begin Data listing
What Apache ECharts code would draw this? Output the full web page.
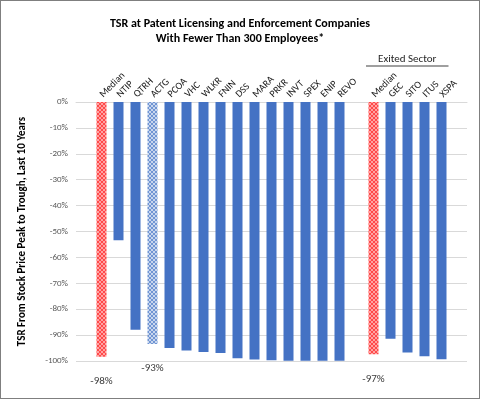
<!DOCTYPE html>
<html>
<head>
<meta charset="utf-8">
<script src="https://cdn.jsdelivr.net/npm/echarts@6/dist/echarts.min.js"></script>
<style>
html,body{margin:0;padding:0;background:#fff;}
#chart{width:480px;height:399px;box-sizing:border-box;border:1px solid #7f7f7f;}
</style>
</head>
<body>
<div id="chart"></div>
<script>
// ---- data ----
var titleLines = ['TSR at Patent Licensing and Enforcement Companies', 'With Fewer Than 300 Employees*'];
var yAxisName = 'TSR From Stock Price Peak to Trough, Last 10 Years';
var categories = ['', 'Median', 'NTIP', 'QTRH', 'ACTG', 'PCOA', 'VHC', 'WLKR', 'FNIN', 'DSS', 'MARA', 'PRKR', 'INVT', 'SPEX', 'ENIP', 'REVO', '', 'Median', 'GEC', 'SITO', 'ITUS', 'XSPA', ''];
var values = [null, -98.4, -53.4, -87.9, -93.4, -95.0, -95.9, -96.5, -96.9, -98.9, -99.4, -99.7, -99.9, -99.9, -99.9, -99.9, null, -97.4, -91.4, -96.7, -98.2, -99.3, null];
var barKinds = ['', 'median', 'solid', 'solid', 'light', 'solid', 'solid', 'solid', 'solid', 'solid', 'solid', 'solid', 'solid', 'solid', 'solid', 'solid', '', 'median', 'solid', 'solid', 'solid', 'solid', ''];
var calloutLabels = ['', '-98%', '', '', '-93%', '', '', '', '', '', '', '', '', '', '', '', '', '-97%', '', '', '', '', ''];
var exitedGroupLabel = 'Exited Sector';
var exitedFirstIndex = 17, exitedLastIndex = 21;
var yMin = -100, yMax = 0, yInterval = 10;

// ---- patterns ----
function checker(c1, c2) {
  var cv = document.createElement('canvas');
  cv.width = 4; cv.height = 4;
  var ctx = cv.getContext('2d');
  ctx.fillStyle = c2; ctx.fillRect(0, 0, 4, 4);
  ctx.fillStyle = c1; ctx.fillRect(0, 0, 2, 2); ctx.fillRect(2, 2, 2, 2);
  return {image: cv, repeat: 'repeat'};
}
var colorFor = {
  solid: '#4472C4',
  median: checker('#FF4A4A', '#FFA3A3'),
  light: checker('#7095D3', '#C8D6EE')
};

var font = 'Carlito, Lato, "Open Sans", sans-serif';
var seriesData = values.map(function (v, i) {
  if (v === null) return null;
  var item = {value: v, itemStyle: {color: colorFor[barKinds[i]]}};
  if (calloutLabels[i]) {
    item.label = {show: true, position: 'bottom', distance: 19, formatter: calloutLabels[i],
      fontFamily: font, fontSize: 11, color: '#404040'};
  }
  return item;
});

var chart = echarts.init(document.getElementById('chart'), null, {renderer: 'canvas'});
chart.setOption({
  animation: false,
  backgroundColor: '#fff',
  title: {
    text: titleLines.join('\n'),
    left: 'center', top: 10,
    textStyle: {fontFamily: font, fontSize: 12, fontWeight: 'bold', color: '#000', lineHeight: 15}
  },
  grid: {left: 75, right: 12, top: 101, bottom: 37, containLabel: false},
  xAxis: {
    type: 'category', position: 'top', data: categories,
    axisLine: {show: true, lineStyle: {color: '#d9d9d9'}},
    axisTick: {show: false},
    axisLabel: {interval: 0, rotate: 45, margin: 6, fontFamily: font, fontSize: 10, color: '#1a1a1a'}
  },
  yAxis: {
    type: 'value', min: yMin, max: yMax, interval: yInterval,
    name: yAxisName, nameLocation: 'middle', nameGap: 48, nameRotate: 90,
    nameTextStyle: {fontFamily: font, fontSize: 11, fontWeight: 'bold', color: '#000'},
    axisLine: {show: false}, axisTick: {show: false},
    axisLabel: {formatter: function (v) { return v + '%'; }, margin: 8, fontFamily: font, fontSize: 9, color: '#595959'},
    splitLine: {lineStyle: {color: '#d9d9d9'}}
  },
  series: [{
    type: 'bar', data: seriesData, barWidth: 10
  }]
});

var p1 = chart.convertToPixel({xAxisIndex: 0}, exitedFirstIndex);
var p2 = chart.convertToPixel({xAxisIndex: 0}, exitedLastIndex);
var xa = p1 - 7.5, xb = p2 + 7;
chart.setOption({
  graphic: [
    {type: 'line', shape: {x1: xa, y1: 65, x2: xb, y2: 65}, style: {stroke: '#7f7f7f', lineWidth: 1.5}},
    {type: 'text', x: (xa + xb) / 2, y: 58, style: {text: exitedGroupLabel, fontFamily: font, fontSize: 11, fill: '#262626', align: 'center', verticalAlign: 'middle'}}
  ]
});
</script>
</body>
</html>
end Data listing
begin Data listing
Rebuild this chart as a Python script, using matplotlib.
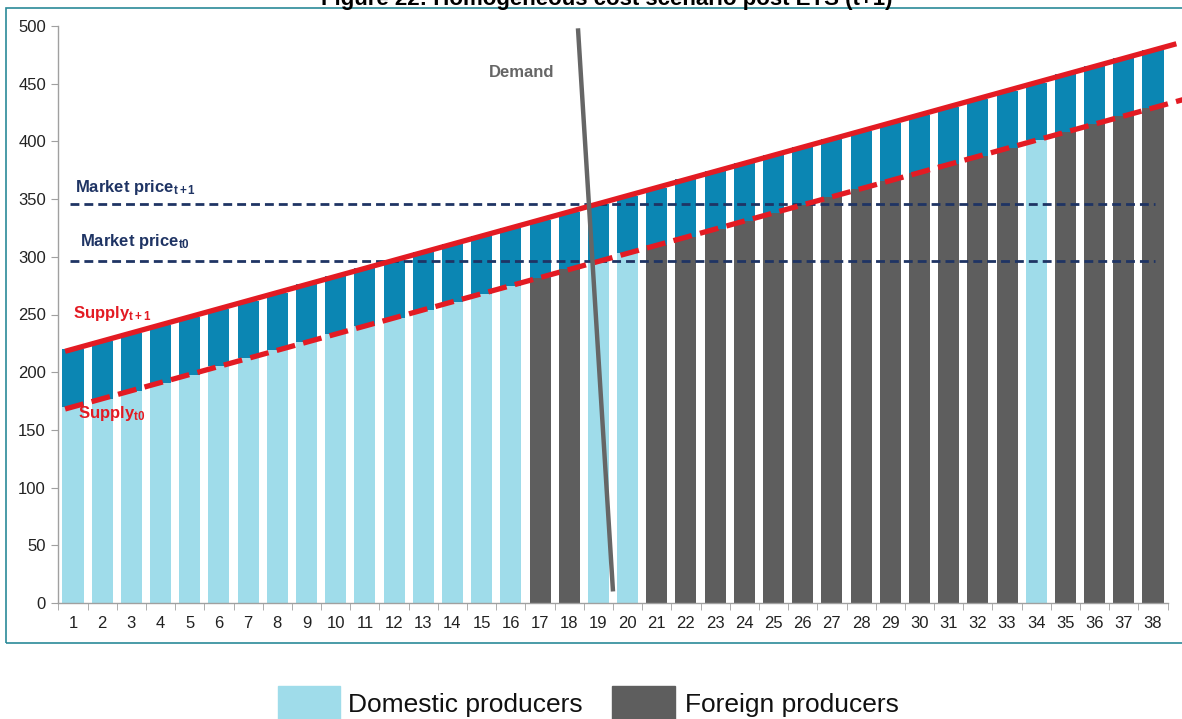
end Data listing
Problem
Give again, exactly as written above, every line from the one holding "What Apache ECharts" to the one holding "var yMin = -100, yMax = 0, yInterval = 10;", with both ends kept and the pictures left out.

The solution
What Apache ECharts code would draw this? Output the full web page.
<!DOCTYPE html>
<html>
<head>
<meta charset="utf-8">
<script src="https://cdn.jsdelivr.net/npm/echarts@6/dist/echarts.min.js"></script>
<style>
html,body{margin:0;padding:0;background:#fff;}
#chart{width:480px;height:399px;box-sizing:border-box;border:1px solid #7f7f7f;}
</style>
</head>
<body>
<div id="chart"></div>
<script>
// ---- data ----
var titleLines = ['TSR at Patent Licensing and Enforcement Companies', 'With Fewer Than 300 Employees*'];
var yAxisName = 'TSR From Stock Price Peak to Trough, Last 10 Years';
var categories = ['', 'Median', 'NTIP', 'QTRH', 'ACTG', 'PCOA', 'VHC', 'WLKR', 'FNIN', 'DSS', 'MARA', 'PRKR', 'INVT', 'SPEX', 'ENIP', 'REVO', '', 'Median', 'GEC', 'SITO', 'ITUS', 'XSPA', ''];
var values = [null, -98.4, -53.4, -87.9, -93.4, -95.0, -95.9, -96.5, -96.9, -98.9, -99.4, -99.7, -99.9, -99.9, -99.9, -99.9, null, -97.4, -91.4, -96.7, -98.2, -99.3, null];
var barKinds = ['', 'median', 'solid', 'solid', 'light', 'solid', 'solid', 'solid', 'solid', 'solid', 'solid', 'solid', 'solid', 'solid', 'solid', 'solid', '', 'median', 'solid', 'solid', 'solid', 'solid', ''];
var calloutLabels = ['', '-98%', '', '', '-93%', '', '', '', '', '', '', '', '', '', '', '', '', '-97%', '', '', '', '', ''];
var exitedGroupLabel = 'Exited Sector';
var exitedFirstIndex = 17, exitedLastIndex = 21;
var yMin = -100, yMax = 0, yInterval = 10;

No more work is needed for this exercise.